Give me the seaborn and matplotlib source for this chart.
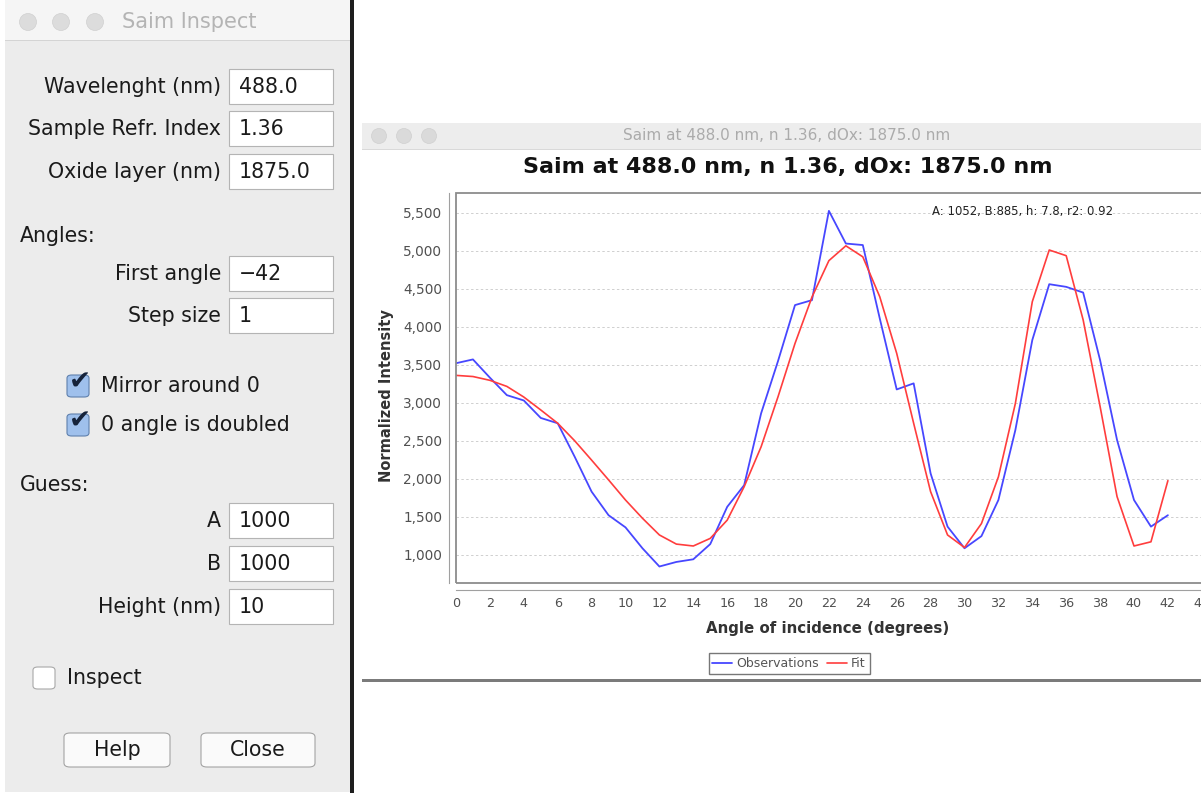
import numpy as np
import pandas as pd
import seaborn as sns
import matplotlib.pyplot as plt
from matplotlib.patches import Rectangle, FancyBboxPatch, Ellipse
from matplotlib.ticker import FuncFormatter

# data
angles = list(range(0, 43))
observations = [3520, 3570, 3330, 3100, 3030, 2800, 2730, 2290, 1830, 1520,
                1360, 1085, 845, 905, 940, 1140, 1630, 1915, 2860, 3550,
                4285, 4350, 5525, 5095, 5075, 4110, 3175, 3255, 2070, 1370,
                1085, 1245, 1720, 2640, 3825, 4560, 4525, 4450, 3560, 2510,
                1720, 1370, 1520]
fit = [3360, 3345, 3295, 3215, 3075, 2905, 2730, 2500, 2245, 1985,
       1720, 1480, 1260, 1140, 1115, 1215, 1455, 1895, 2420, 3080,
       3780, 4390, 4870, 5065, 4920, 4395, 3650, 2730, 1830, 1260,
       1095, 1410, 2025, 2990, 4330, 5010, 4935, 4090, 2950, 1765,
       1115, 1170, 1975]
ytick_values = [1000, 1500, 2000, 2500, 3000, 3500, 4000, 4500, 5000, 5500]
xtick_values = list(range(0, 46, 2))
title = "Saim at 488.0 nm, n 1.36, dOx: 1875.0 nm"
fit_info = "A: 1052, B:885, h: 7.8, r2: 0.92"

# dialog contents
field_labels = ["Wavelenght (nm)", "Sample Refr. Index", "Oxide layer (nm)",
                "First angle", "Step size", "A", "B", "Height (nm)"]
field_values = ["488.0", "1.36", "1875.0", "\u221242", "1", "1000", "1000", "10"]
field_rows = [87, 129, 172, 274, 316, 521, 564, 607]

df = pd.DataFrame({"angle": angles, "obs": observations, "fit": fit})

sns.set_style("white")
plt.rcParams["font.family"] = ["DejaVu Sans"]

W, H = 1201, 793
fig = plt.figure(figsize=(W / 100, H / 100), dpi=100)
fig.patch.set_facecolor("white")


def fx(x):
    return x / W


def fy(y):
    return 1 - y / H


def rect(x0, y0, x1, y1, **kw):
    p = Rectangle((fx(x0), fy(y1)), fx(x1) - fx(x0), fy(y0) - fy(y1),
                  transform=fig.transFigure, **kw)
    fig.patches.append(p)
    return p


def rbox(x0, y0, x1, y1, r=0.004, **kw):
    p = FancyBboxPatch((fx(x0), fy(y1)), fx(x1) - fx(x0), fy(y0) - fy(y1),
                       boxstyle=f"round,pad=0,rounding_size={r}",
                       transform=fig.transFigure, **kw)
    fig.patches.append(p)
    return p


def dot(x, y, r, color):
    c = Ellipse((fx(x), fy(y)), 2 * r / W, 2 * r / H, transform=fig.transFigure,
                facecolor=color, edgecolor="#d0d0d0", lw=0.5)
    fig.patches.append(c)


# ---- left dialog ----
rect(5, 0, 351, 792, facecolor="#ececec", edgecolor="none")
rect(5, 0, 351, 40, facecolor="#f5f5f5", edgecolor="none")
rect(5, 40, 351, 41, facecolor="#d4d4d4", edgecolor="none")
rect(350, 0, 354, 793, facecolor="#1e1e1e", edgecolor="none")
for cx in [28, 61, 95]:
    dot(cx, 22, 8.5, "#dcdcdc")
fig.text(fx(122), fy(22), "Saim Inspect", fontsize=15, color="#b4b4b4", va="center")

fs = 14.8
for lab, val, row in zip(field_labels, field_values, field_rows):
    fig.text(fx(221), fy(row), lab, fontsize=fs, color="#1a1a1a", ha="right", va="center")
    rect(229, row - 18, 333, row + 17, facecolor="white", edgecolor="#b4b4b4", lw=0.8)
    fig.text(fx(239), fy(row), val, fontsize=fs, color="#1a1a1a", va="center")

fig.text(fx(20), fy(236), "Angles:", fontsize=fs, color="#1a1a1a", va="center")
fig.text(fx(20), fy(485), "Guess:", fontsize=fs, color="#1a1a1a", va="center")

for row, lab in [(386, "Mirror around 0"), (425, "0 angle is doubled")]:
    rbox(67, row - 11, 89, row + 11, r=0.004, facecolor="#9fc0ec", edgecolor="#5f80ad", lw=0.8)
    fig.text(fx(80), fy(row - 3), "\u2714", fontsize=19, color="#16233a", ha="center", va="center")
    fig.text(fx(101), fy(row), lab, fontsize=fs, color="#1a1a1a", va="center")

rbox(33, 667, 55, 689, r=0.004, facecolor="white", edgecolor="#a8a8a8", lw=0.8)
fig.text(fx(67), fy(678), "Inspect", fontsize=fs, color="#1a1a1a", va="center")

for x0, x1, lab in [(64, 170, "Help"), (201, 315, "Close")]:
    rbox(x0, 733, x1, 767, r=0.005, facecolor="#fafafa", edgecolor="#a4a4a4", lw=0.8)
    fig.text(fx((x0 + x1) / 2), fy(750), lab, fontsize=fs, color="#1a1a1a",
             ha="center", va="center")

# ---- chart window ----
rect(362, 123, 1201, 149, facecolor="#ededed", edgecolor="none")
rect(362, 149, 1201, 150, facecolor="#d9d9d9", edgecolor="none")
for cx in [379, 404, 429]:
    dot(cx, 136, 7.5, "#dadada")
fig.text(fx(787), fy(136), title, fontsize=11, color="#ababab", ha="center", va="center")
rect(362, 679, 1201, 682, facecolor="#5a5a5a", edgecolor="none", alpha=0.8)

fig.text(fx(788), fy(167), title, fontsize=16, fontweight="bold", color="#111111",
         ha="center", va="center")

ax_l, ax_r, ax_t, ax_b = 456, 1230, 193, 583
ax = fig.add_axes([fx(ax_l), fy(ax_b), fx(ax_r) - fx(ax_l), fy(ax_t) - fy(ax_b)])
ax.set_facecolor("white")

sns.lineplot(data=df, x="angle", y="obs", ax=ax, color="#4747ff", lw=1.3,
             label="Observations")
sns.lineplot(data=df, x="angle", y="fit", ax=ax, color="#ff3d3d", lw=1.2, label="Fit")

ax.set_xlim(0, (ax_r - ax_l) / 16.95)
ax.set_ylim(628, 5760)
ax.set_xticks(xtick_values)
ax.set_yticks(ytick_values)
ax.yaxis.set_major_formatter(FuncFormatter(lambda v, p: f"{int(v):,}"))
ax.grid(axis="y", color="#cfcfcf", lw=0.7, ls=(0, (2.5, 2.5)))
ax.grid(axis="x", visible=False)
ax.set_xlabel("")
ax.set_ylabel("")

for side in ["top", "right"]:
    ax.spines[side].set_visible(False)
for side in ["left", "bottom"]:
    ax.spines[side].set_position(("outward", 5))
    ax.spines[side].set_color("#a0a0a0")
    ax.spines[side].set_linewidth(0.8)
ax.add_patch(Rectangle((0, 0), 1, 1, transform=ax.transAxes, fill=False,
                       edgecolor="#8c8c8c", lw=1.3, clip_on=False, zorder=5))
ax.tick_params(axis="both", which="major", direction="out", length=3, width=0.7,
               color="#a0a0a0", labelcolor="#505050", pad=2)
ax.tick_params(axis="y", labelsize=9.8)
ax.tick_params(axis="x", labelsize=9.2)

fig.text(fx(387), fy(396), "Normalized Intensity", fontsize=10.5, fontweight="bold",
         color="#333333", rotation=90, ha="center", va="center")
fig.text(fx(828), fy(628), "Angle of incidence (degrees)", fontsize=10.8,
         fontweight="bold", color="#333333", ha="center", va="center")
fig.text(fx(1023), fy(211), fit_info, fontsize=8.4, color="#222222",
         ha="center", va="center")

leg = ax.legend(loc="center", bbox_to_anchor=(fx(789), fy(663.5)),
                bbox_transform=fig.transFigure, ncol=2, frameon=True,
                fancybox=False, fontsize=9, handlelength=1.6, handletextpad=0.3,
                columnspacing=0.7, borderpad=0.3, borderaxespad=0)
leg.get_frame().set_edgecolor("#555555")
leg.get_frame().set_linewidth(1.0)
for t in leg.get_texts():
    t.set_color("#555555")

fig.savefig("out.png", dpi=100)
========================
> **Exercise description**: Only the lines from the top of the data through the line with "from matplotlib.ticker import FuncFormatter" should be quoted, exactly and with both ends kept; skip the pictures.

> **Result of the exercise**:
Give me the seaborn and matplotlib source for this chart.
import numpy as np
import pandas as pd
import seaborn as sns
import matplotlib.pyplot as plt
from matplotlib.patches import Rectangle, FancyBboxPatch, Ellipse
from matplotlib.ticker import FuncFormatter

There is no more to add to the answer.